Write the lines out again, from the top of the material to the line containing "ax.yaxis.set_label_coords(-0.075, 0.5)", pictures excluded.
+++ Data rows
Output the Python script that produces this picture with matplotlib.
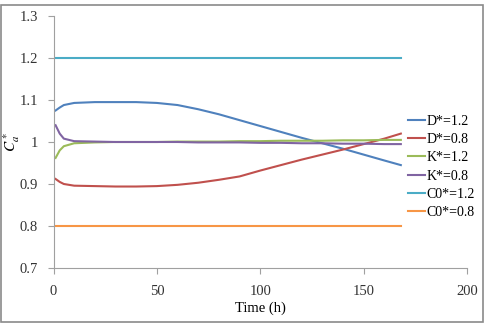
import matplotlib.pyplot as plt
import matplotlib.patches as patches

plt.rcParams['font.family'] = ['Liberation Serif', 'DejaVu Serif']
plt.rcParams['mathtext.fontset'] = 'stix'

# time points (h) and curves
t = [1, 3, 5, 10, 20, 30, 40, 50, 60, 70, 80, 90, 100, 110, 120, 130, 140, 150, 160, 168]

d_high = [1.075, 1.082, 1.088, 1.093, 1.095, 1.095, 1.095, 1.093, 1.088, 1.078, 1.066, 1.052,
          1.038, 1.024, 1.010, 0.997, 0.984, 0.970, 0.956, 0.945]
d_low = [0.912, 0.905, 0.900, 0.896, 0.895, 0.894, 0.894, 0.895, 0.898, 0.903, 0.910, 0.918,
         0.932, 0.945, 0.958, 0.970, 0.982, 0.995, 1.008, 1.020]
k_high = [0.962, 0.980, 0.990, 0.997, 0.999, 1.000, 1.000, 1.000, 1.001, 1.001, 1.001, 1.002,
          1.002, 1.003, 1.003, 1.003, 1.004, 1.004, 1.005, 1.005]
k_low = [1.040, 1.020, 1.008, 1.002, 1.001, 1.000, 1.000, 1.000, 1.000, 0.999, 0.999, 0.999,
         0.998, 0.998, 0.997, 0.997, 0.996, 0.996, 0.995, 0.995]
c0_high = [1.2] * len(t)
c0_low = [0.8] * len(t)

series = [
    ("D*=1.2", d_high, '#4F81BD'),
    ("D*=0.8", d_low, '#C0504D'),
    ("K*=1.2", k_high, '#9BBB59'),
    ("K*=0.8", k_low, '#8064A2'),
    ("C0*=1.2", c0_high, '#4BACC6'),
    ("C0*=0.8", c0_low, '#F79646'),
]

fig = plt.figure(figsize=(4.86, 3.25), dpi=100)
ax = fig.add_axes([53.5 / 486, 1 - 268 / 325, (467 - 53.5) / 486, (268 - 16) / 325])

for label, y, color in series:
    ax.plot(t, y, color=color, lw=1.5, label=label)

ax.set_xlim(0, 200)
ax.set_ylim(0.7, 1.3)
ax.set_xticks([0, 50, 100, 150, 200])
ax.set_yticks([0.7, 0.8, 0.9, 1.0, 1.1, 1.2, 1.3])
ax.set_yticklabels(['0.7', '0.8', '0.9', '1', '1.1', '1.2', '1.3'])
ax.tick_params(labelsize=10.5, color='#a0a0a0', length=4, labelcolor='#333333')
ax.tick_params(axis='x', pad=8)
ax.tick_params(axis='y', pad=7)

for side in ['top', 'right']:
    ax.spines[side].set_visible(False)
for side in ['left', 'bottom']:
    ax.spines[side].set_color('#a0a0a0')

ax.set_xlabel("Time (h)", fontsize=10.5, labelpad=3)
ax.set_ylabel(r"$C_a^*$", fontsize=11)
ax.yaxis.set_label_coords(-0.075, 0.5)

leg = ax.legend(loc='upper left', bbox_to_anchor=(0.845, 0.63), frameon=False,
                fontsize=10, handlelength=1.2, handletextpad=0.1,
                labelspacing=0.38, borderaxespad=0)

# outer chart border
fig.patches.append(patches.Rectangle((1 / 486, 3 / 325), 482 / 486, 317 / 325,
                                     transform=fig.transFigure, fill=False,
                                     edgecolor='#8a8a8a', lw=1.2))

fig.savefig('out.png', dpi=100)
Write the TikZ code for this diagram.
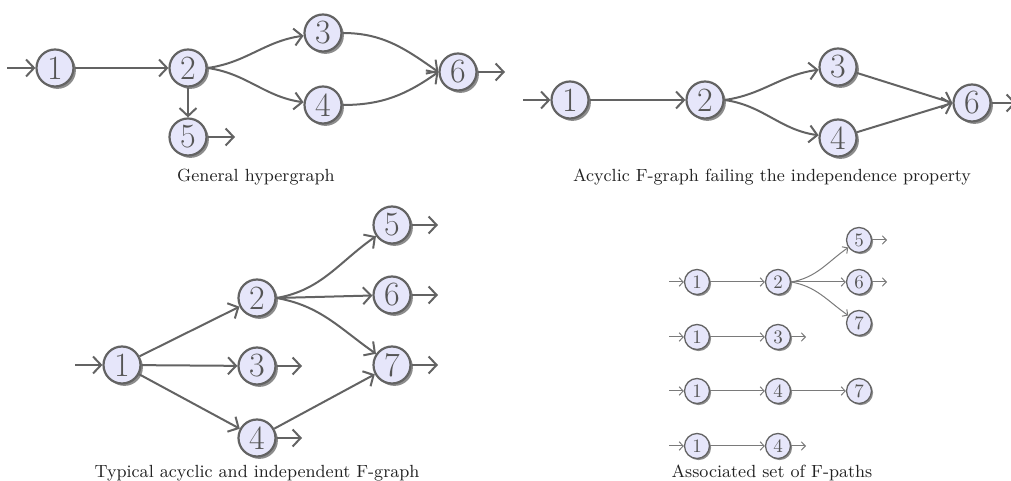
++++++
Exercise response
Output the Python script that produces this picture with matplotlib.
import matplotlib.pyplot as plt
import matplotlib.patches as patches

plt.rcParams['font.family'] = ['Liberation Serif', 'DejaVu Serif']
plt.rcParams['mathtext.fontset'] = 'stix'

# time points (h) and curves
t = [1, 3, 5, 10, 20, 30, 40, 50, 60, 70, 80, 90, 100, 110, 120, 130, 140, 150, 160, 168]

d_high = [1.075, 1.082, 1.088, 1.093, 1.095, 1.095, 1.095, 1.093, 1.088, 1.078, 1.066, 1.052,
          1.038, 1.024, 1.010, 0.997, 0.984, 0.970, 0.956, 0.945]
d_low = [0.912, 0.905, 0.900, 0.896, 0.895, 0.894, 0.894, 0.895, 0.898, 0.903, 0.910, 0.918,
         0.932, 0.945, 0.958, 0.970, 0.982, 0.995, 1.008, 1.020]
k_high = [0.962, 0.980, 0.990, 0.997, 0.999, 1.000, 1.000, 1.000, 1.001, 1.001, 1.001, 1.002,
          1.002, 1.003, 1.003, 1.003, 1.004, 1.004, 1.005, 1.005]
k_low = [1.040, 1.020, 1.008, 1.002, 1.001, 1.000, 1.000, 1.000, 1.000, 0.999, 0.999, 0.999,
         0.998, 0.998, 0.997, 0.997, 0.996, 0.996, 0.995, 0.995]
c0_high = [1.2] * len(t)
c0_low = [0.8] * len(t)

series = [
    ("D*=1.2", d_high, '#4F81BD'),
    ("D*=0.8", d_low, '#C0504D'),
    ("K*=1.2", k_high, '#9BBB59'),
    ("K*=0.8", k_low, '#8064A2'),
    ("C0*=1.2", c0_high, '#4BACC6'),
    ("C0*=0.8", c0_low, '#F79646'),
]

fig = plt.figure(figsize=(4.86, 3.25), dpi=100)
ax = fig.add_axes([53.5 / 486, 1 - 268 / 325, (467 - 53.5) / 486, (268 - 16) / 325])

for label, y, color in series:
    ax.plot(t, y, color=color, lw=1.5, label=label)

ax.set_xlim(0, 200)
ax.set_ylim(0.7, 1.3)
ax.set_xticks([0, 50, 100, 150, 200])
ax.set_yticks([0.7, 0.8, 0.9, 1.0, 1.1, 1.2, 1.3])
ax.set_yticklabels(['0.7', '0.8', '0.9', '1', '1.1', '1.2', '1.3'])
ax.tick_params(labelsize=10.5, color='#a0a0a0', length=4, labelcolor='#333333')
ax.tick_params(axis='x', pad=8)
ax.tick_params(axis='y', pad=7)

for side in ['top', 'right']:
    ax.spines[side].set_visible(False)
for side in ['left', 'bottom']:
    ax.spines[side].set_color('#a0a0a0')

ax.set_xlabel("Time (h)", fontsize=10.5, labelpad=3)
ax.set_ylabel(r"$C_a^*$", fontsize=11)
ax.yaxis.set_label_coords(-0.075, 0.5)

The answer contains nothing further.